▸ Dataset section
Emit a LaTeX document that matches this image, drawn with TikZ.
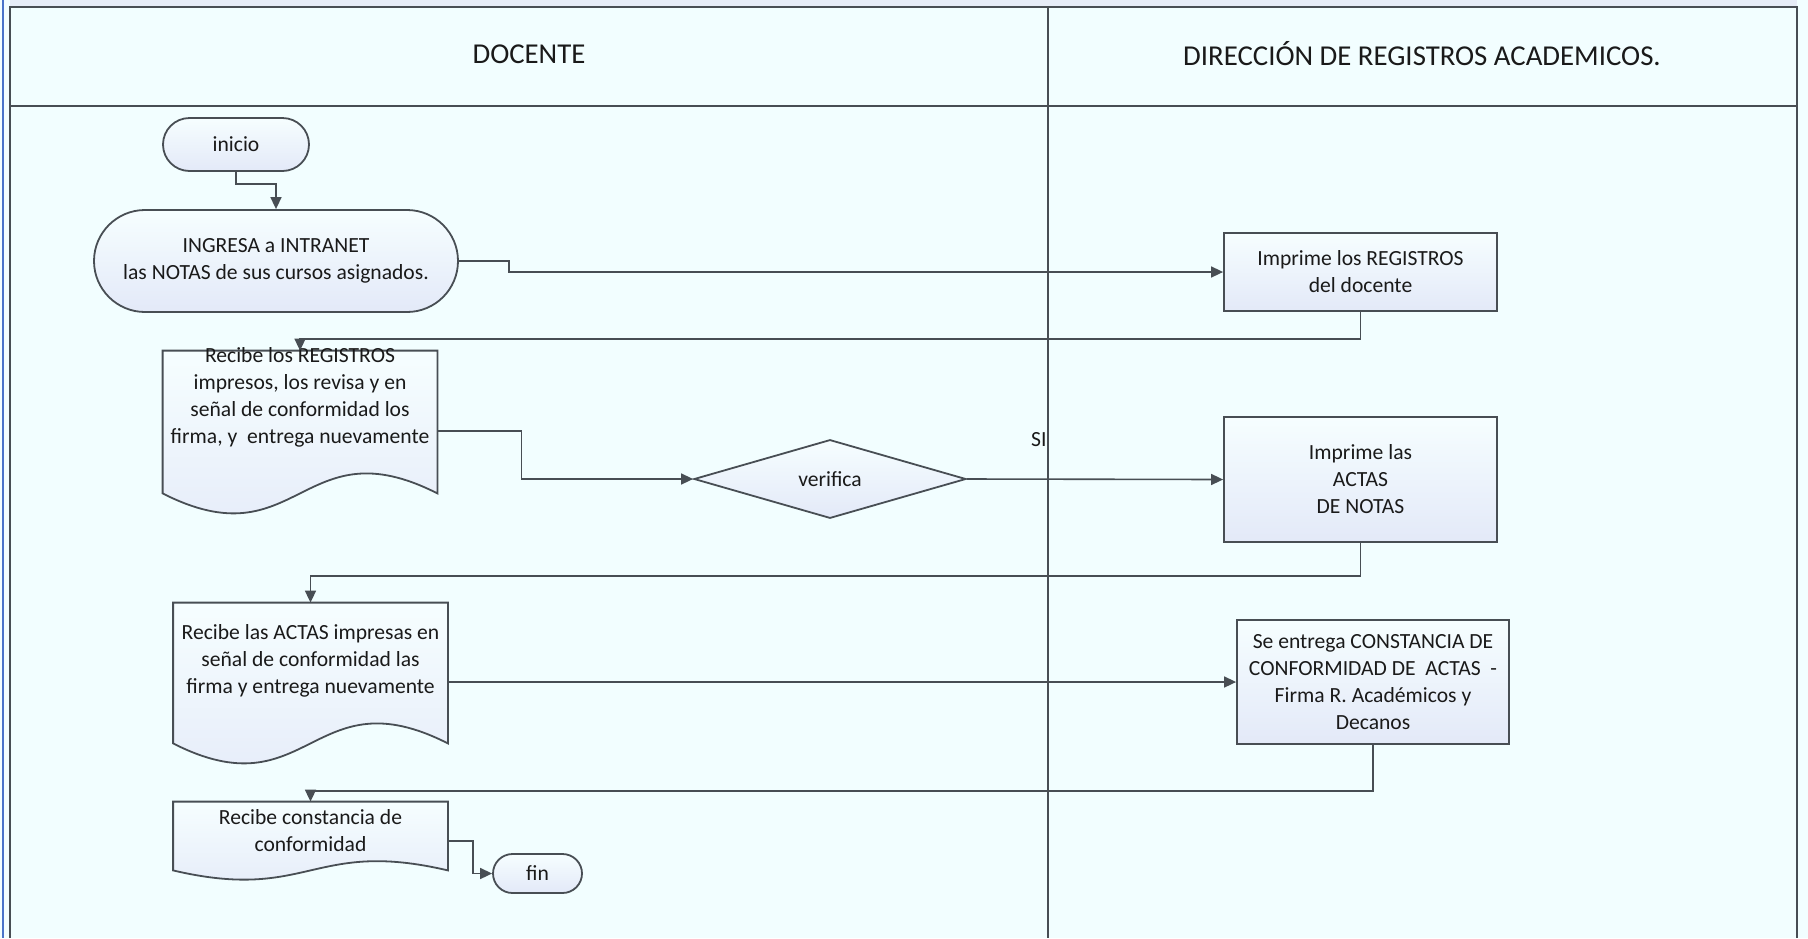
\documentclass[tikz,border=0pt]{standalone}
\usepackage{fontspec}
\setmainfont{Carlito}
\usetikzlibrary{shapes.geometric,shapes.misc,arrows.meta}
\definecolor{lanebg}{HTML}{F2FEFF}
\definecolor{laneline}{HTML}{484E54}
\definecolor{laneblue}{HTML}{4A74C9}
\definecolor{striptop}{HTML}{E6ECF7}
\definecolor{boxtop}{HTML}{F6FEFF}
\definecolor{boxbot}{HTML}{E3E9F8}
\definecolor{flowtext}{HTML}{1A1A1A}

% outline of a document shape round an empty node: name, wave depth
\newcommand{\wavedoc}[2]{%
  \draw[docline] (#1.south west) -- (#1.north west) -- (#1.north east) -- (#1.south east)
    .. controls +(-68pt,#2) and +(68pt,-#2) .. (#1.south west) -- cycle;}

\begin{document}
\begin{tikzpicture}[x=0.5pt, y=-0.5pt,
  txt/.style={font=\fontsize{10.8}{13.5}\selectfont, text=flowtext, align=center, inner sep=0pt},
  lanetitle/.style={font=\fontsize{14.4}{17}\selectfont, text=flowtext},
  procbox/.style={draw=laneline, line width=0.9pt, top color=boxtop, bottom color=boxbot,
    minimum width=136.5pt, inner sep=2pt, txt},
  termbox/.style={rounded rectangle, draw=laneline, line width=0.9pt, top color=boxtop,
    bottom color=boxbot, inner sep=2pt, txt},
  docbox/.style={minimum width=137pt, inner sep=0pt},
  docline/.style={draw=laneline, line width=0.9pt, top color=boxtop, bottom color=boxbot},
  flow/.style={draw=laneline, line width=0.8pt, -{Triangle[length=6pt,width=5.5pt]}},
  frame/.style={draw=laneline, line width=1pt}]

\useasboundingbox (0,0) rectangle (1808,938);
\fill[lanebg] (0,0) rectangle (1808,938);
\fill[striptop] (10,0) rectangle (1797,7);
\draw[laneblue, line width=1pt] (3,0) -- (3,938);

% swimlanes
\draw[frame] (10,938) -- (10,7) -- (1797,7) -- (1797,938);
\draw[frame] (10,106) -- (1797,106);
\draw[frame] (1048,7) -- (1048,938);
\node[lanetitle] (docente) at (529,54) {DOCENTE};
\node[lanetitle] (registros) at (1422,54) {DIRECCIÓN DE REGISTROS ACADEMICOS.};

% docente lane
\node[termbox, minimum width=73pt, minimum height=26.5pt] (inicio) at (236,144.5) {inicio};
\node[termbox, minimum width=182pt, minimum height=51pt] (ingresa) at (276,261)
  {INGRESA a INTRANET\\las NOTAS de sus cursos asignados.};

\node[docbox, minimum height=71pt] (recreg) at (300,422) {};
\wavedoc{recreg}{34.6pt}
\node[txt] (recregtxt) at (300,397.5)
  {Recibe los REGISTROS\\impresos, los revisa y en\\señal de conformidad los\\firma, y\ \ entrega nuevamente};

\node[diamond, draw=laneline, line width=0.9pt, top color=boxtop, bottom color=boxbot,
  minimum width=136pt, minimum height=38pt, inner sep=0pt, txt] (verifica) at (830,479) {verifica};
\node[txt, anchor=east] (si) at (1047,440) {SI};

\node[docbox, minimum height=70pt] (recactas) at (310.5,673) {};
\wavedoc{recactas}{34.6pt}
\node[txt] (recactastxt) at (310.5,661)
  {Recibe las ACTAS impresas en\\señal de conformidad las\\firma y entrega nuevamente};

\node[docbox, minimum height=34pt] (recconst) at (310.5,836) {};
\wavedoc{recconst}{16pt}
\node[txt] (recconsttxt) at (310.5,830.5) {Recibe constancia de\\conformidad};

\node[termbox, minimum width=44.5pt, minimum height=19.5pt] (fin) at (537.5,873.5) {fin};

% registros lane
\node[procbox, minimum height=39pt] (impreg) at (1360.5,272) {Imprime los REGISTROS\\del docente};
\node[procbox, minimum height=62.5pt] (impactas) at (1360.5,479.5) {Imprime las\\ACTAS\\DE NOTAS};
\node[procbox, minimum width=136pt, minimum height=62pt] (entrega) at (1373,682)
  {Se entrega CONSTANCIA DE\\CONFORMIDAD DE\ \ ACTAS\ \ -\\Firma R. Académicos y\\Decanos};

% connectors
\draw[flow] (inicio.south) -- ++(0,12) -| (ingresa.north);
\draw[flow] (ingresa.east) -- ++(50,0) |- (impreg.west);
\draw[flow] (impreg.south) -- ++(0,27) -| (recreg.north);
\draw[flow] ([yshift=-4.5pt]recreg.east) -- ++(84,0) |- (verifica.west);
\draw[flow] (verifica.east) -- (impactas.west);
\draw[flow] (impactas.south) -- ++(0,33) -| (recactas.north);
\draw[flow] (recactas.east |- entrega.west) -- (entrega.west);
\draw[flow] (entrega.south) -- ++(0,46) -| (recconst.north);
\draw[flow] ([yshift=-2.5pt]recconst.east) -- ++(25,0) |- (fin.west);
\end{tikzpicture}
\end{document}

▸ Problem details
Print out the lines exactly, skipping any picture.

▸ Answer
Emit a LaTeX document that matches this image, drawn with TikZ.
\documentclass[tikz,border=0pt]{standalone}
\usepackage{fontspec}
\setmainfont{Carlito}
\usetikzlibrary{shapes.geometric,shapes.misc,arrows.meta}
\definecolor{lanebg}{HTML}{F2FEFF}
\definecolor{laneline}{HTML}{484E54}
\definecolor{laneblue}{HTML}{4A74C9}
\definecolor{striptop}{HTML}{E6ECF7}
\definecolor{boxtop}{HTML}{F6FEFF}
\definecolor{boxbot}{HTML}{E3E9F8}
\definecolor{flowtext}{HTML}{1A1A1A}

% outline of a document shape round an empty node: name, wave depth
\newcommand{\wavedoc}[2]{%
  \draw[docline] (#1.south west) -- (#1.north west) -- (#1.north east) -- (#1.south east)
    .. controls +(-68pt,#2) and +(68pt,-#2) .. (#1.south west) -- cycle;}

\begin{document}
\begin{tikzpicture}[x=0.5pt, y=-0.5pt,
  txt/.style={font=\fontsize{10.8}{13.5}\selectfont, text=flowtext, align=center, inner sep=0pt},
  lanetitle/.style={font=\fontsize{14.4}{17}\selectfont, text=flowtext},
  procbox/.style={draw=laneline, line width=0.9pt, top color=boxtop, bottom color=boxbot,
    minimum width=136.5pt, inner sep=2pt, txt},
  termbox/.style={rounded rectangle, draw=laneline, line width=0.9pt, top color=boxtop,
    bottom color=boxbot, inner sep=2pt, txt},
  docbox/.style={minimum width=137pt, inner sep=0pt},
  docline/.style={draw=laneline, line width=0.9pt, top color=boxtop, bottom color=boxbot},
  flow/.style={draw=laneline, line width=0.8pt, -{Triangle[length=6pt,width=5.5pt]}},
  frame/.style={draw=laneline, line width=1pt}]

\useasboundingbox (0,0) rectangle (1808,938);
\fill[lanebg] (0,0) rectangle (1808,938);
\fill[striptop] (10,0) rectangle (1797,7);
\draw[laneblue, line width=1pt] (3,0) -- (3,938);

% swimlanes
\draw[frame] (10,938) -- (10,7) -- (1797,7) -- (1797,938);
\draw[frame] (10,106) -- (1797,106);
\draw[frame] (1048,7) -- (1048,938);
\node[lanetitle] (docente) at (529,54) {DOCENTE};
\node[lanetitle] (registros) at (1422,54) {DIRECCIÓN DE REGISTROS ACADEMICOS.};

% docente lane
\node[termbox, minimum width=73pt, minimum height=26.5pt] (inicio) at (236,144.5) {inicio};
\node[termbox, minimum width=182pt, minimum height=51pt] (ingresa) at (276,261)
  {INGRESA a INTRANET\\las NOTAS de sus cursos asignados.};

\node[docbox, minimum height=71pt] (recreg) at (300,422) {};
\wavedoc{recreg}{34.6pt}
\node[txt] (recregtxt) at (300,397.5)
  {Recibe los REGISTROS\\impresos, los revisa y en\\señal de conformidad los\\firma, y\ \ entrega nuevamente};

\node[diamond, draw=laneline, line width=0.9pt, top color=boxtop, bottom color=boxbot,
  minimum width=136pt, minimum height=38pt, inner sep=0pt, txt] (verifica) at (830,479) {verifica};
\node[txt, anchor=east] (si) at (1047,440) {SI};

\node[docbox, minimum height=70pt] (recactas) at (310.5,673) {};
\wavedoc{recactas}{34.6pt}
\node[txt] (recactastxt) at (310.5,661)
  {Recibe las ACTAS impresas en\\señal de conformidad las\\firma y entrega nuevamente};

\node[docbox, minimum height=34pt] (recconst) at (310.5,836) {};
\wavedoc{recconst}{16pt}
\node[txt] (recconsttxt) at (310.5,830.5) {Recibe constancia de\\conformidad};

\node[termbox, minimum width=44.5pt, minimum height=19.5pt] (fin) at (537.5,873.5) {fin};

% registros lane
\node[procbox, minimum height=39pt] (impreg) at (1360.5,272) {Imprime los REGISTROS\\del docente};
\node[procbox, minimum height=62.5pt] (impactas) at (1360.5,479.5) {Imprime las\\ACTAS\\DE NOTAS};
\node[procbox, minimum width=136pt, minimum height=62pt] (entrega) at (1373,682)
  {Se entrega CONSTANCIA DE\\CONFORMIDAD DE\ \ ACTAS\ \ -\\Firma R. Académicos y\\Decanos};

% connectors
\draw[flow] (inicio.south) -- ++(0,12) -| (ingresa.north);
\draw[flow] (ingresa.east) -- ++(50,0) |- (impreg.west);
\draw[flow] (impreg.south) -- ++(0,27) -| (recreg.north);
\draw[flow] ([yshift=-4.5pt]recreg.east) -- ++(84,0) |- (verifica.west);
\draw[flow] (verifica.east) -- (impactas.west);
\draw[flow] (impactas.south) -- ++(0,33) -| (recactas.north);
\draw[flow] (recactas.east |- entrega.west) -- (entrega.west);
\draw[flow] (entrega.south) -- ++(0,46) -| (recconst.north);
\draw[flow] ([yshift=-2.5pt]recconst.east) -- ++(25,0) |- (fin.west);
\end{tikzpicture}
\end{document}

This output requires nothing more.